The TTB is concerned with collecting their taxes on their beer, and completing the application required meticulous collections of paperwork that took a lot of time.  When our TTB application was complete, we had a stack of papers several inches thick that we mailed in a priority mail box from the Bucyrus Post Office (for the record, it was Brian’s first time inside the office).  We provided numerous personal references, bank statements, $1,000 bond, and proof that we are recognized by the State of Missouri as an LLC.  Beyond committing to hauling old hay bales out of a barn loft in 100 degree weather, the TTB application is commitment in ink.

Brian gets all the kudos for filling out the TTB application and the Missouri application for licensure, too.  He compared the process to some of the projects he completed for his Master’s degree—a lot of thinking, a lot of paperwork, a lot of organization, a lot of agonizing over “when will I get this done”.

We celebrated the completion of the TTB application by sitting at the fire pit with a cappuccino stout from a California microbrewery and listening to the Cardinals beat the Reds (again).

The TTB application was the mind labor of the weekend, but a good Labor Day weekend wouldn’t be complete without some hard backbreaking labor, too.

I did a little hard labor myself, moving dirt and rocks from the many feet of trenches we had all over the yard, but it really pales in comparison to Brian and the jackhammer.

In an attempt to gain some additional headspace inside the barn, Brian used the skid steer to dig deep down along the foundation.  Some of the concrete at the base of the foundation is very rough and needed to be removed in order to not lose space along the walls when the concrete floor is poured.

Brian happened to mention the need of a jackhammer to a neighbor, and lo and behold, the neighbor had a jackhammer he was happy to loan to the project.  This big ol’ contraption contains a “90-pound” jackhammer, and the 90-pound actually refers to the weight of the jackhammer.

The jackhammer motor

For several hours and through more than one tank of fuel, Brian jackhammered away on Sunday.  He’s pretty sure he’s never worked that hard in his life.  I’ll drink to that.

We had some friends stop in to take a look at our BARn progress, and Brian was anxious for all of them to lift (or try to lift) the jackhammer.  It was cathartic BARn show and tell for Brian.   Unfortunately none of our friends offered to come back and help finish the jackhammer job.  They have, however, been very willing to work as taste testers in research and development at the brewery.  After the 90 pound jackhammer, Brian is pretty sure that no matter how hard he may work brewing beer, it will never equal the work he did with the jackhammer.

Brian stood in the skid steer bucket so he was level with the concrete that needed to be removed.

Jackhammering....

If you build it, they will come

In Start up on September 6, 2010 at 7:57 pm

Or so the baseball movie went.

The saying may be true about microbreweries, too.

On Saturday morning, we were up early with various farm/home related work plans.  By 9 a.m.
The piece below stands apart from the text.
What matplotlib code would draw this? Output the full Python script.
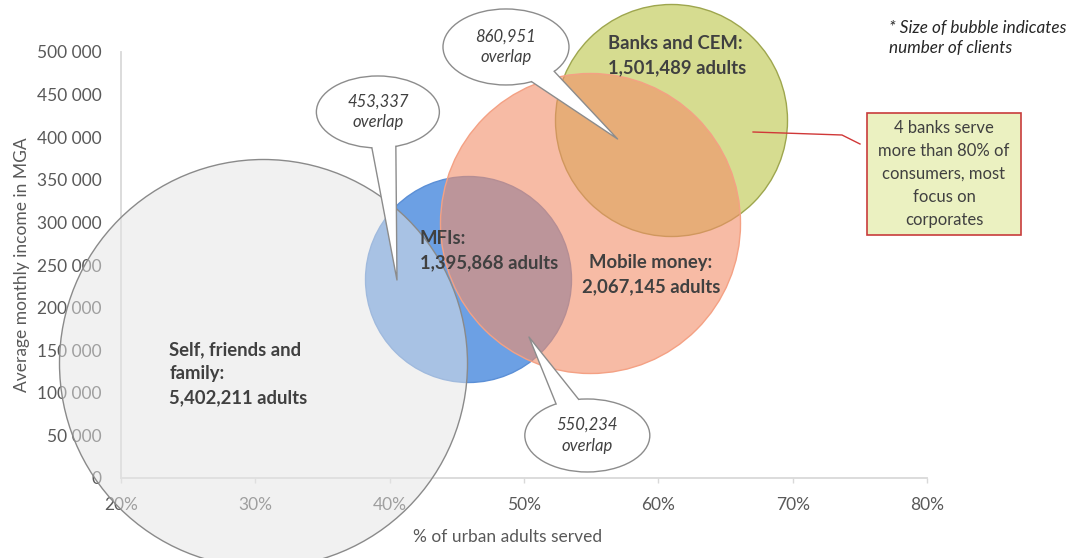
import numpy as np
import matplotlib.pyplot as plt
from matplotlib.patches import Ellipse, Polygon, Rectangle
from matplotlib.lines import Line2D
from matplotlib.transforms import IdentityTransform

plt.rcParams['font.family'] = ['Lato', 'DejaVu Sans']

# Segments shown as bubbles
segments = ['Self, friends and\nfamily:', 'MFIs:', 'Mobile money:', 'Banks and CEM:']
adults = [5402211, 1395868, 2067145, 1501489]
pct_urban_served = [30.6, 45.8, 54.9, 60.9]        # x, in %
avg_income = [135000, 233600, 299300, 420200]      # y, MGA
bubble_size = [5402211, 1377000, 2921000, 1747000]

# Overlap call-outs (value, and where it sits on the chart)
overlap_adults = [453337, 860951, 550234]
overlap_x = [40.55, 56.96, 50.37]
overlap_y = [232400, 397900, 165500]

x_ticks = [20, 30, 40, 50, 60, 70, 80]
y_ticks = [0, 50000, 100000, 150000, 200000, 250000, 300000, 350000, 400000, 450000, 500000]

W, H = 1073, 558
fig = plt.figure(figsize=(W / 100, H / 100), dpi=100)
ax = fig.add_axes([120.7 / W, 1 - 478 / H, 806.6 / W, 426 / H])
ax.set_xlim(20, 80)
ax.set_ylim(0, 500000)

# axes styling
for side in ['top', 'right']:
    ax.spines[side].set_visible(False)
for side in ['left', 'bottom']:
    ax.spines[side].set_color('#D9D9D9')
    ax.spines[side].set_linewidth(1.3)
ax.set_xticks(x_ticks)
ax.set_xticklabels([f'{v}%' for v in x_ticks])
ax.set_yticks(y_ticks)
ax.set_yticklabels([f'{v:,}'.replace(',', ' ') for v in y_ticks])
ax.tick_params(axis='x', length=3.6, width=1, color='#D9D9D9', pad=10,
               labelsize=12.5, labelcolor='#595959')
ax.tick_params(axis='y', length=0, pad=13.5, labelsize=12.5, labelcolor='#595959')
ax.set_xlabel('% of urban adults served', fontsize=12.5, color='#595959')
ax.set_ylabel('Average monthly income in MGA', fontsize=12.5, color='#595959')
ax.xaxis.set_label_coords(0.48, -0.12)
ax.yaxis.set_label_coords(-0.112, 0.5)

# bubbles: area proportional to bubble_size, largest has 204 px radius
max_r = 204
sizes = [(2 * max_r * 0.72) ** 2 * b / max(bubble_size) for b in bubble_size]

face = ['#E5E5E580', '#6CA0E4', '#F38E6999', '#D6DC90']
edge = ['#8A8A8A', '#5B8FD6', '#F4A184', '#9EA64E']
order_z = [3.0, 2.0, 2.2, 2.1]
for i in range(len(segments)):
    ax.scatter(pct_urban_served[i], avg_income[i], s=sizes[i], facecolors=face[i],
               edgecolors=edge[i], linewidths=1, zorder=order_z[i], clip_on=False)

# bubble labels
label_offsets = [(-94, -11), (-48, 28), (61, -52), (-63, 64)]
label_ha = ['left', 'left', 'center', 'left']
for i in range(len(segments)):
    ax.annotate(f'{segments[i]}\n{adults[i]:,} adults',
                xy=(pct_urban_served[i], avg_income[i]), xytext=label_offsets[i],
                textcoords='offset pixels', ha=label_ha[i], va='center',
                multialignment=label_ha[i], fontsize=13.3, fontweight='bold',
                color='#404040', linespacing=1.5, zorder=8)

# speech-bubble call-outs for the overlaps
bubble_centers = [(39.13, 429600), (48.66, 505900), (54.71, 49900)]
bubble_dims = [(123, 72), (126, 76), (125, 73)]
tail_angles = [(-95.6, -73), (-66, -40), (120, 98)]
ident = IdentityTransform()
for i, val in enumerate(overlap_adults):
    cx, cy = ax.transData.transform(bubble_centers[i])
    tx, ty = ax.transData.transform((overlap_x[i], overlap_y[i]))
    w, h = bubble_dims[i]
    base = [(cx + w / 2 * np.cos(np.radians(a)), cy + h / 2 * np.sin(np.radians(a)))
            for a in tail_angles[i]]
    ax.add_patch(Ellipse((cx, cy), w, h, fc='white', ec='#8C8C8C', lw=1,
                         transform=ident, zorder=6, clip_on=False))
    ax.add_patch(Polygon([base[0], (tx, ty), base[1], (cx, cy)], closed=True,
                         fc='white', ec='none', transform=ident, zorder=6.1,
                         clip_on=False))
    ax.add_line(Line2D([base[0][0], tx, base[1][0]], [base[0][1], ty, base[1][1]],
                       color='#8C8C8C', lw=1, transform=ident, zorder=6.2,
                       clip_on=False))
    ax.text(cx, cy, f'{val:,}\noverlap', transform=ident, ha='center', va='center',
            fontsize=12, style='italic', color='#404040', linespacing=1.38,
            zorder=6.3)

# note box on banks
nx, ny = ax.transData.transform((67.04, 406100))
ax.add_line(Line2D([nx, 842, 860], [ny, H - 135, H - 144], color='#D03838', lw=1,
                   transform=ident, zorder=6, clip_on=False))
fig.patches.append(Rectangle((867 / W, 1 - 235 / H), 154 / W, 122 / H,
                             transform=fig.transFigure, fc='#EBF1C1', ec='#C83C3C',
                             lw=1.2))
fig.text(944 / W, 1 - 174 / H,
         '4 banks serve\nmore than 80% of\nconsumers, most\nfocus on\ncorporates',
         ha='center', va='center', fontsize=12, color='#404040', linespacing=1.55)

fig.text(889 / W, 1 - 38 / H, '* Size of bubble indicates\nnumber of clients',
         ha='left', va='center', fontsize=12.3, style='italic', color='#262626',
         linespacing=1.3)

fig.savefig('out.png', dpi=100)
I was in the garden cutting back the raspberry canes and pulling out some spent veggie plants.  Brian was transferring some home brew from fermentation units to kegs and cleaning homebrew stuff on the front porch.

About 10 a.m. we both heard four-wheelers on our road, and to our surprise, they pulled up our driveway instead of driving down into the Walnut Grove.

Two men got off the four-wheelers, and Brian knew who one of them was.  The other was someone we had not met, but they were both “neighbors”.

“This is just what this place needed,” the newly met neighbor said enthusiastically, regarding Piney River Brewing Company.

Of course, we’re still quite a few weeks (or months) out from an official brewery, but there was some serious excitement from these gentlemen.  They had heard about PRBC from another neighbor, and they had to come check it out for themselves.  The BARn met with their approval—the appropriate look for a brewery in Texas County.  One of the neighbors, a fan of a Texas-based microbrewery, plans to bring family from out of town for a visit over the Thanksgiving holidays.

These neighbors are also pleased with the fact that they are within four-wheeler riding distance.  So, in addition to the hitching post, I guess we’ll have to have parking for ATV’s?

After their mini-tour and departure for home, Brian and I had mini panic attacks into the early afternoon thinking about how we are going to brew enough beer….

And I’m waiting for an area aviation enthusiast to request a landing strip in one of our fields.

Old barn, new face

In Start up on September 2, 2010 at 9:05 pm

Our first pile of treated lumber has been exhausted, but the BARn has a new face.  Ta-da!

“Battens”, the skinny boards that go over the seams between the big boards (like the original look of the barn, as in “board and batten” style) need to be added as well as a few doors, but you can see that the new face of the barn is quite nice.  And don’t miss the cool window up at the top of the BARn.

We climbed up to the loft this evening to take a gander of the window from the inside, and holy cow (!) our East end, upstairs doors were propped up against the wall there.  All I can say, when you see them installed, you’re gonna be impressed.  Or, just drop by, and you can take a really steep ladder climb up into the loft for your own view of things….

While I was snapping photos this morning before work/school, Andy needed a photo in front of the barn, too.  He may be too young to drink beer, but he’s really digging the construction going on in “the brewery”.  And, yes, Andy knows and understands that terminology, too.  What can you expect; when Andy was three he requested that we do “cheers” before dinner, as he raised his milk cup to us.  “Like I do at school with my friends,” he explained to his wide-eyed parents.

So, to a new face for our old barn–Cheers!